La muerte en sí de García Márquez no me conmovió demasiado, decía. Pero me puso a cuento (mediante la sucesión de recuerdos que ello despertó) de algo que sí me genera un poco de tristeza: sucede cada vez más seguido que muere alguien de la cultura que marcó mi adolescencia y/o juventud. También, parte ya del final de mi niñez. El que comenzó este proceso, creo, fue Adolfo Bioy Casares, seguido por el Negro Fontanarrosa. A Bioy lo conocí (no me juzguen, se los pido por favor, eran los 90) gracias a las entrevistas que periódicamente le hacía la revista Gente. Como aclaré, yo leo todo lo que está cerca y en mi casa mi mamá leía esta revista (debo hacer justicia: también me leía a los 10 años D’artagnán, Intervalo, Nippur gracias a ella). Esas entrevistas me hicieron interesar por la persona y en el año 96, cuando me fui a vivir a Rosario (para estudiar medicina), mi mamá, la primera semana de estadía allá, me trajo de la peatonal una campera impermeable roja y mi primer libro de mi ídolo literario: La invención de Morel. Todavía tengo y uso ambos regalos. También guardo el señalador que vino con el libro. Al Negro lo conocí en Gálvez, en la casa de mis tíos, gracias a las historietas apaisadas de Boogie, el aceitoso e Inodoro Pereyra. Luego, fortalecí mi vínculo con el rosarino gracias a las contratapas de la revista Viva. Y si me preguntan cómo ando, digo “Mal, pero acostumbrau”.
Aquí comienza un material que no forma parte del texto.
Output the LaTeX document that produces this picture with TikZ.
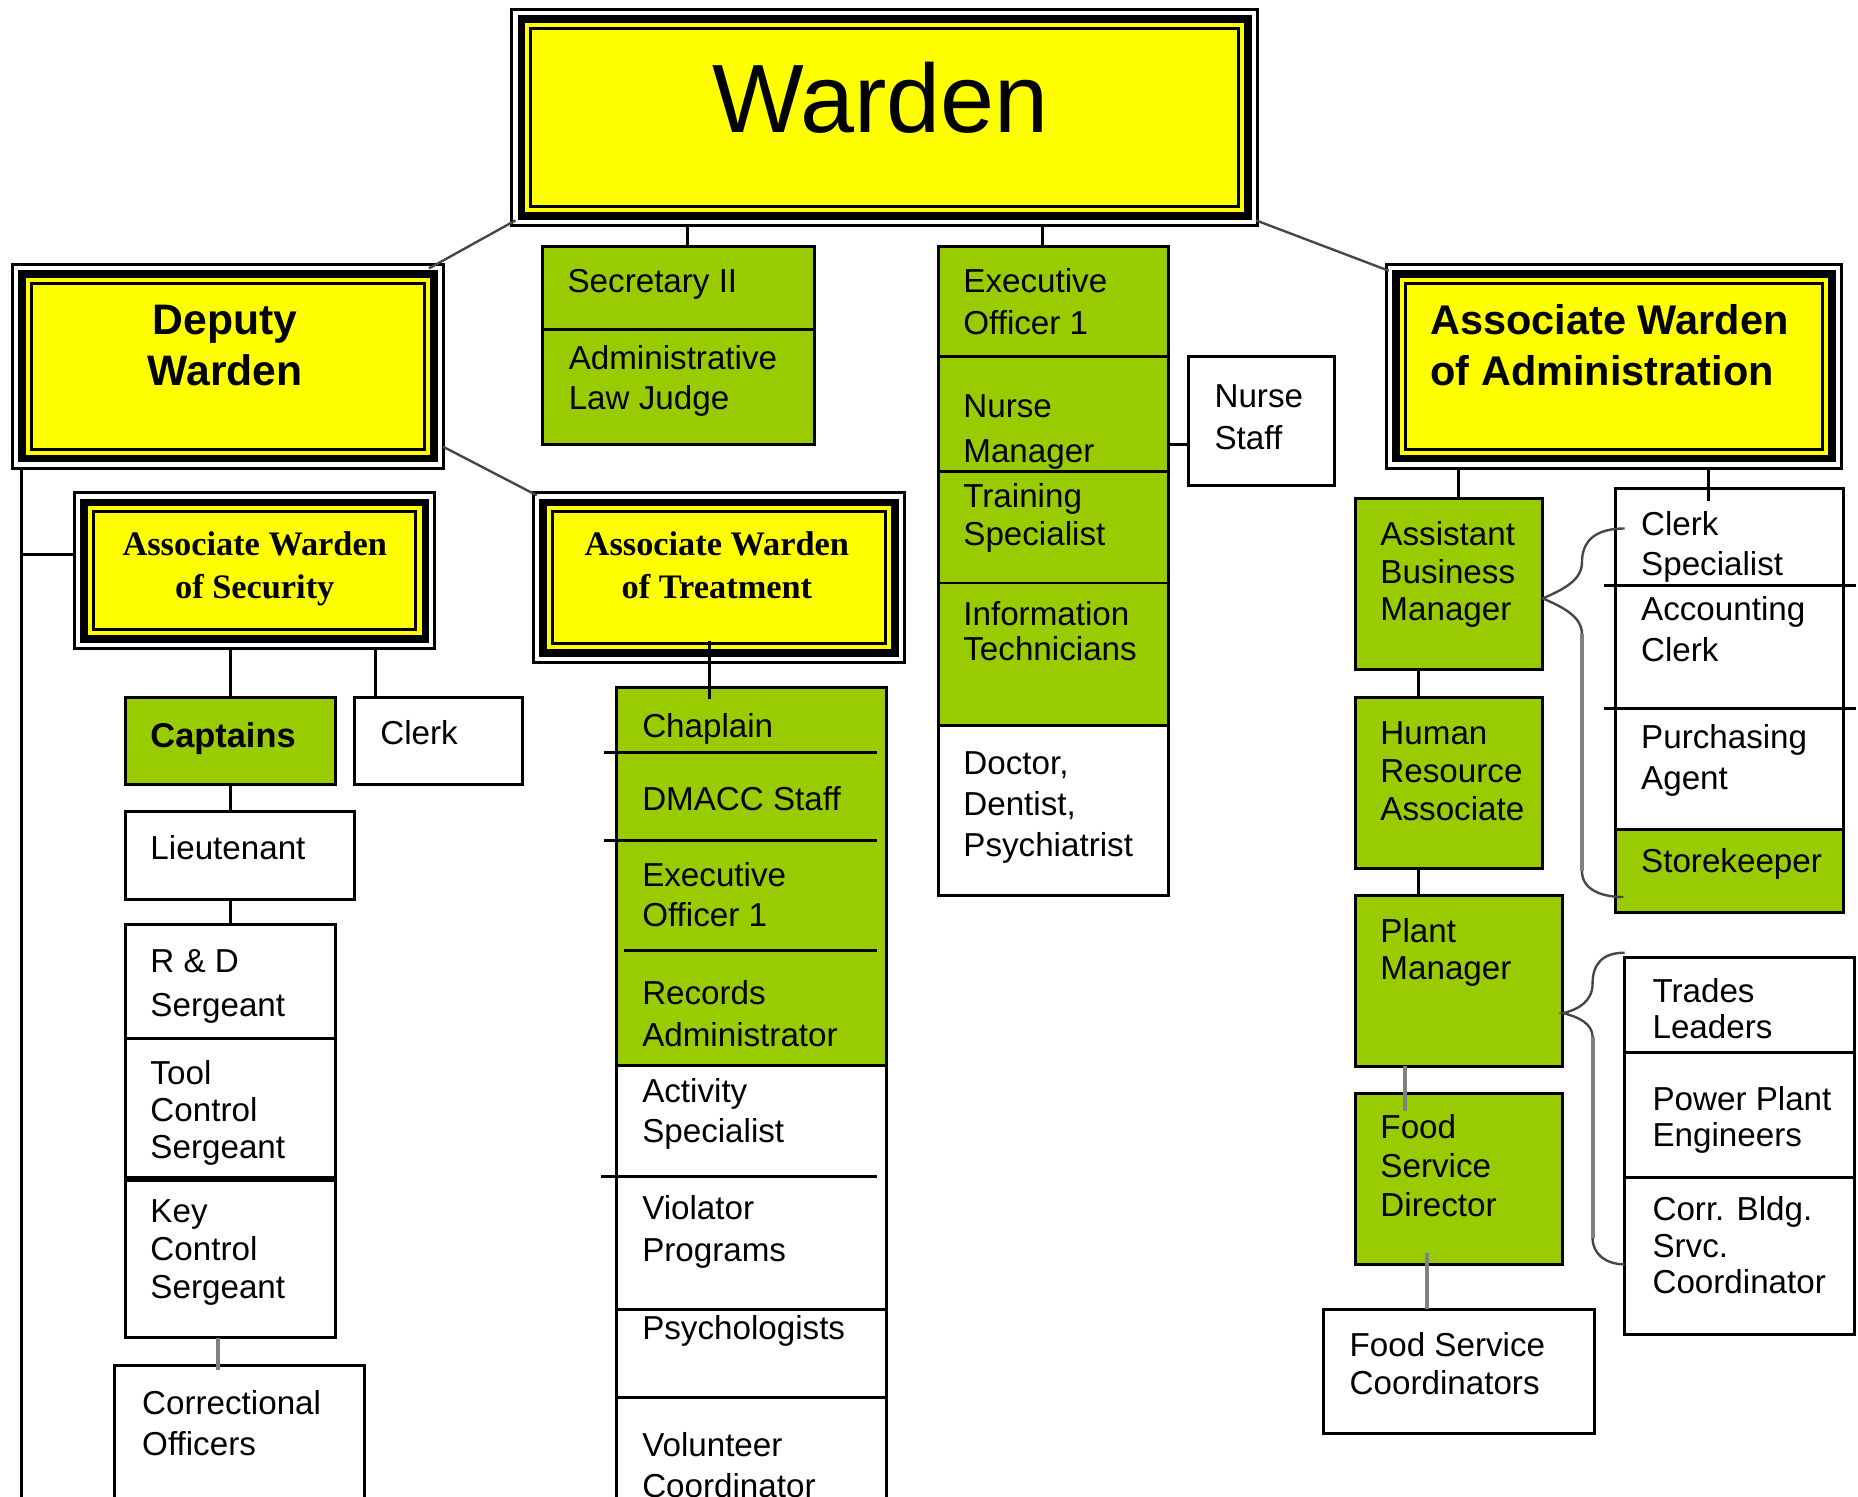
\documentclass[tikz,border=0pt]{standalone}
\usepackage{fontspec}
\setmainfont{Liberation Sans}
\newfontfamily\serifb{Liberation Serif}
\usetikzlibrary{fit,calc}
\definecolor{wyel}{RGB}{255,255,0}
\definecolor{wgrn}{RGB}{153,204,0}
\definecolor{cgray}{RGB}{70,70,70}
\definecolor{lgray}{RGB}{128,128,128}
\newcommand\mlL[2]{\vtop{\baselineskip=#1pt\lineskiplimit=-100pt\lineskip=0pt\halign{##\hfil\cr#2\crcr}}}
\newcommand\mlC[2]{\vtop{\baselineskip=#1pt\lineskiplimit=-100pt\lineskip=0pt\halign{\hfil##\hfil\cr#2\crcr}}}
\newcommand\tribox[5]{%
 \node[draw=black, line width=2.5pt, fill=white, inner sep=0pt, outer sep=0pt, fit={(#2,#3) (#4,#5)}] (#1) {};
 \draw[line width=6.5pt, fill=wyel] ([shift={(8,8)}]#1.north west) rectangle ([shift={(-8,-8)}]#1.south east);
 \draw[line width=2.5pt] ([shift={(16,16)}]#1.north west) rectangle ([shift={(-16,-16)}]#1.south east);
}
\tikzset{
 bx/.style={draw=black, line width=2.5pt, inner sep=0pt, outer sep=0pt},
 gbx/.style={bx, fill=wgrn},
 wbx/.style={bx, fill=white},
 tx/.style={anchor=base west, inner sep=0pt, outer sep=0pt, font=\fontsize{28}{34}\selectfont},
 conn/.style={draw=black, line width=2.5pt},
 diag/.style={draw=cgray, line width=2pt},
 gconn/.style={draw=lgray, line width=3.5pt},
 brc/.style={draw=cgray, line width=2pt},
 dv/.style={draw=black, line width=2.5pt},
}
\begin{document}
\begin{tikzpicture}[x=1pt,y=-1pt]
\useasboundingbox (0,0) rectangle (1568,1263);
\clip (0,0) rectangle (1568,1263);
\fill[white] (0,0) rectangle (1568,1263);

% ---------- triple-framed boxes ----------
\tribox{warden}{432}{8}{1061}{190}
\tribox{deputy}{10.5}{223.5}{374}{395}
\tribox{awsec}{63}{416}{367}{547}
\tribox{awtreat}{450}{416}{763}{559}
\tribox{awadmin}{1170}{223.5}{1554}{395}

% ---------- plain boxes ----------
\node[gbx, fit={(458,208) (687,375)}] (secr) {};
\node[gbx, fit={(792,208) (986,612)}] (exec) {};
\node[wbx, fit={(792,612) (986,756)}] (doc) {};
\node[wbx, fit={(1003,301) (1126,410)}] (nurse) {};
\node[gbx, fit={(106,589) (283,662)}] (capt) {};
\node[wbx, fit={(299,589) (441,662)}] (clerka) {};
\node[wbx, fit={(106,685) (299,759)}] (lieut) {};
\node[wbx, fit={(106,780) (283,1129)}] (rd) {};
\node[wbx, fit={(97,1152) (308,1280)}] (corr) {};
\node[gbx, fit={(520,580) (748,899)}] (chap) {};
\node[wbx, fit={(520,899) (748,1280)}] (act) {};
\node[gbx, fit={(1144,421) (1302,565)}] (abm) {};
\node[wbx, fit={(1363,412) (1556,700)}] (clks) {};
\node[gbx, fit={(1363,700) (1556,770)}] (stk) {};
\node[gbx, fit={(1144,589) (1302,733)}] (hr) {};
\node[gbx, fit={(1144,756) (1319,900)}] (plant) {};
\node[gbx, fit={(1144,923) (1319,1067)}] (fsd) {};
\node[wbx, fit={(1117,1105) (1346,1210)}] (fsc) {};
\node[wbx, fit={(1371,808) (1565,1126)}] (trd) {};

% ---------- dividers ----------
\draw[dv] (458,278) -- (687,278);
\draw[dv] (792,301) -- (986,301);
\draw[dv] (792,398) -- (986,398);
\draw[dv] (792,492) -- (986,492);
\draw[dv] (106,876) -- (283,876);
\draw[line width=5pt] (106,995) -- (283,995);
\draw[dv] (510,635) -- (740,635);
\draw[dv] (510,709) -- (740,709);
\draw[dv] (527,802) -- (740,802);
\draw[dv] (507,993) -- (740,993);
\draw[dv] (520,1105) -- (748,1105);
\draw[dv] (520,1179) -- (748,1179);
\draw[dv] (1354,494) -- (1566,494);
\draw[dv] (1354,598) -- (1566,598);
\draw[dv] (1371,888) -- (1565,888);
\draw[dv] (1371,993.5) -- (1565,993.5);

% ---------- connectors ----------
\draw[diag] ([xshift=3pt,yshift=4pt]warden.south west) -- ([xshift=-12pt,yshift=-3pt]deputy.north east);
\draw[diag] ([xshift=-1pt,yshift=4pt]warden.south east) -- ([xshift=2pt,yshift=-5pt]awadmin.north west);
\draw[diag] ([yshift=18pt]deputy.south east) -- ([xshift=3pt,yshift=-2pt]awtreat.north west);
\draw[conn] ([xshift=7.5pt]secr.north) -- ([xshift=7.5pt]secr.north |- warden.south);
\draw[conn] ([xshift=-9pt]exec.north) -- ([xshift=-9pt]exec.north |- warden.south);
\draw[conn] ([yshift=-19.5pt]nurse.west) -- ([yshift=-19.5pt]nurse.west -| exec.east);
\coordinate (dl) at ([xshift=8pt]deputy.south west);
\draw[conn] (dl) -- (dl |- corr.south);
\draw[conn] ([yshift=13.5pt]awsec.west) -| (dl);
\draw[conn] (capt.north) -- (capt.north |- awsec.south);
\draw[conn] ([xshift=18pt]clerka.north west) -- ([xshift=18pt]clerka.north west |- awsec.south);
\draw[conn] (capt.south) -- (capt.south |- lieut.north);
\draw[conn] (rd.north) -- (rd.north |- lieut.south);
\draw[gconn] ([xshift=-10.5pt]rd.south) -- ([xshift=-18.5pt,yshift=-4pt]corr.north);
\draw[conn] ([xshift=-7.5pt,yshift=18pt]awtreat.south) -- ([xshift=-35pt,yshift=-10pt]chap.north);
\draw[conn] ([xshift=8pt]abm.north) -- ([xshift=8pt]abm.north |- awadmin.south);
\draw[conn] ([xshift=80pt]awadmin.south) -- ([xshift=-17.5pt,yshift=-11pt]clks.north);
\draw[conn] ([xshift=-26pt]hr.north) -- ([xshift=-26pt]hr.north |- abm.south);
\draw[conn] ([xshift=-26pt]hr.south) -- ([xshift=-26pt]hr.south |- plant.north);
\draw[gconn] ([xshift=-45.5pt]plant.south) -- ([xshift=-45.5pt,yshift=-15pt]fsd.north);
\draw[gconn] ([xshift=-27.5pt,yshift=10pt]fsd.south) -- ([xshift=-27.5pt]fsc.north);

% braces
\coordinate (b1u) at ([shift={(8,34)}]clks.north west);
\coordinate (b1t) at ([yshift=-12pt]abm.east);
\coordinate (b1l) at ([shift={(7,-13)}]stk.south west);
\draw[brc] (b1u) .. controls (1348,446) and (1335,455) .. (1335,475)
  .. controls (1335,490) and (1318,498) .. (b1t)
  .. controls (1318,512) and (1335,520) .. (1335,535) -- (1335,735)
  .. controls (1335,750) and (1350,757) .. (b1l);
\draw[gconn] (1335,535) -- (1335,735);
\coordinate (b2u) at ([yshift=4pt]trd.north west);
\coordinate (b2t) at ([yshift=-27pt]plant.east);
\coordinate (b2l) at ([yshift=59pt]trd.south west);
\draw[brc] (b2u) .. controls (1352,804) and (1344,814) .. (1344,830)
  .. controls (1344,845) and (1332,852) .. (b2t)
  .. controls (1332,858) and (1344,864) .. (1344,875) -- (1344,1045)
  .. controls (1344,1058) and (1355,1067) .. (b2l);
\draw[gconn] (1344,875) -- (1344,1045);

% ---------- texts ----------
\node[anchor=base, inner sep=0pt, font=\fontsize{82}{90}\selectfont] (t-war) at (743,112) {Warden};
\node[anchor=base, inner sep=0pt, font=\bfseries\fontsize{36}{43}\selectfont] (t-dep) at (190,282) {\mlC{43}{Deputy\cr Warden}};
\node[anchor=base west, inner sep=0pt, font=\bfseries\fontsize{35}{43}\selectfont] (t-awa) at (1207,282) {\mlL{43}{Associate Warden\cr of Administration}};
\node[anchor=base, inner sep=0pt, font=\serifb\bfseries\fontsize{29}{36}\selectfont] (t-aws) at (215,469) {\mlC{36}{Associate Warden\cr of Security}};
\node[anchor=base, inner sep=0pt, font=\serifb\bfseries\fontsize{29}{36}\selectfont] (t-awt) at (605,469) {\mlC{36}{Associate Warden\cr of Treatment}};

\node[tx] (t1) at (479,247) {Secretary II};
\node[tx] (t2) at (480,312) {\mlL{34}{Administrative\cr Law Judge}};
\node[tx] (t3) at (813,247) {\mlL{35}{Executive\cr Officer 1}};
\node[tx] (t4) at (813,352) {\mlL{38}{Nurse\cr Manager}};
\node[tx] (t5) at (813,428) {\mlL{32}{Training\cr Specialist}};
\node[tx] (t6) at (813,528) {\mlL{29.5}{Information\cr Technicians}};
\node[tx] (t7) at (813,654) {\mlL{34.5}{Doctor,\cr Dentist,\cr Psychiatrist}};
\node[tx] (t8) at (1025,344) {\mlL{35}{Nurse\cr Staff}};

\node[tx, font=\bfseries\fontsize{29}{34}\selectfont] (t9) at (127,631) {Captains};
\node[tx] (t10) at (321,628) {Clerk};
\node[tx] (t11) at (127,725) {Lieutenant};
\node[tx] (t12) at (127,821) {\mlL{37}{R \& D\cr Sergeant}};
\node[tx] (t13) at (127,915.5) {\mlL{31}{Tool\cr Control\cr Sergeant}};
\node[tx] (t14) at (127,1032) {\mlL{32}{Key\cr Control\cr Sergeant}};
\node[tx] (t15) at (120,1194) {\mlL{34}{Correctional\cr Officers}};

\node[tx] (t16) at (542,622.5) {Chaplain};
\node[tx] (t17) at (542,684) {DMACC Staff};
\node[tx] (t18) at (542,748) {\mlL{34}{Executive\cr Officer 1}};
\node[tx] (t19) at (542,848) {\mlL{35.5}{Records\cr Administrator}};
\node[tx] (t20) at (542,930.5) {\mlL{34}{Activity\cr Specialist}};
\node[tx] (t21) at (542,1029.5) {\mlL{35}{Violator\cr Programs}};
\node[tx] (t22) at (542,1130) {Psychologists};
\node[tx] (t23) at (542,1229) {\mlL{35}{Volunteer\cr Coordinator}};

\node[tx] (t24) at (1165,460) {\mlL{32}{Assistant\cr Business\cr Manager}};
\node[tx] (t25) at (1385,451.5) {\mlL{34.5}{Clerk\cr Specialist}};
\node[tx] (t26) at (1385,523.6) {\mlL{35}{Accounting\cr Clerk}};
\node[tx] (t27) at (1385,632) {\mlL{34}{Purchasing\cr Agent}};
\node[tx] (t28) at (1385,736.5) {Storekeeper};
\node[tx] (t29) at (1165,628.3) {\mlL{32}{Human\cr Resource\cr Associate}};
\node[tx] (t30) at (1165,795.7) {\mlL{31}{Plant\cr Manager}};
\node[tx] (t31) at (1165,961) {\mlL{33}{Food\cr Service\cr Director}};
\node[tx] (t32) at (1139,1144.5) {\mlL{32}{Food Service\cr Coordinators}};
\node[tx] (t33) at (1394.6,845.6) {\mlL{30.5}{Trades\cr Leaders}};
\node[tx] (t34) at (1394.6,936.8) {\mlL{31}{Power Plant\cr Engineers}};
\node[tx] (t35) at (1394.6,1030.4) {\mlL{30.5}{Corr. Bldg.\cr Srvc.\cr Coordinator}};
\end{tikzpicture}
\end{document}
Pero no todos mis consumos culturales tienen que ver con la literatura. Para nada. Mucho cine desde muy chico, gracias a mi papá que me llevaba todos los sábados a la Sala Moreno (“Microcine” para los entendidos) y me clavaba dos películas al hilo… Y como con las letras impresas, con los films lo mismo: miraba lo que sea (con los años desarrollé el sentido de la selección, pero poco rigurosa). Laberinto, La historia sin fin, Leyenda, E.T., Los Goonies, la trilogía más grande la historia Volver al futuro (el día que mueran el Doc o Marty sí que va a ser jodido) y La Brigada Z (más conocidos como Los bañeros más locos del mundo) están al tope de mis gloriosos recuerdos cinematográficos. Hasta ahora no ha muerto ninguno de los protagonistas, pero el parkinson de Berugo Carámbula o el de Michael J. Fox son anuncios, como las noticias que llegaban desde Colombia y México hace unas pocas semanas.
Pero lo que más consumí durante aquellos años fue la televisión: programas humorísticos o magazines como Calabromas, Mesa de Noticias, Hiperhumor, Badía&Cía. Todos estos programas siguen hasta el día de hoy marcando mi vida e, incluso, mi modo de hablar o intentar hacer reír a las personas de mi entorno. “Tu ruta es mi ruta”; “Ojo con el Bobero”; “Borromeo, cuando te agarre te reviento” son frases de Juan Carlos Calabró, fallecido hace pocos meses. Aníbal, el number one, vive en mí con esas frases. “Se me ha ocurrido una genialidad para la maldad” e “Infeliz”, son maravillas del Gran Gianni Lunadei. El payador de Berugo y su cara de nada son imposibles de recordar sin una carcajada al vacío. Y de Badía, dos personajes. Uno, por suerte vivo, pero explotado y humillado por la repugnancia de Crónica TV: “Paolo, el rockero”. Y el otro, a quien le debo no solo miles de risas sino,
además, un seudónimo: Esteban Mellino. O como va a ser eternamente conocido, mi colega, Diógenes Rubens “el Licenciado” Lambetain.
A ellos, y a Gabo también, les debo un “les pertenezco”.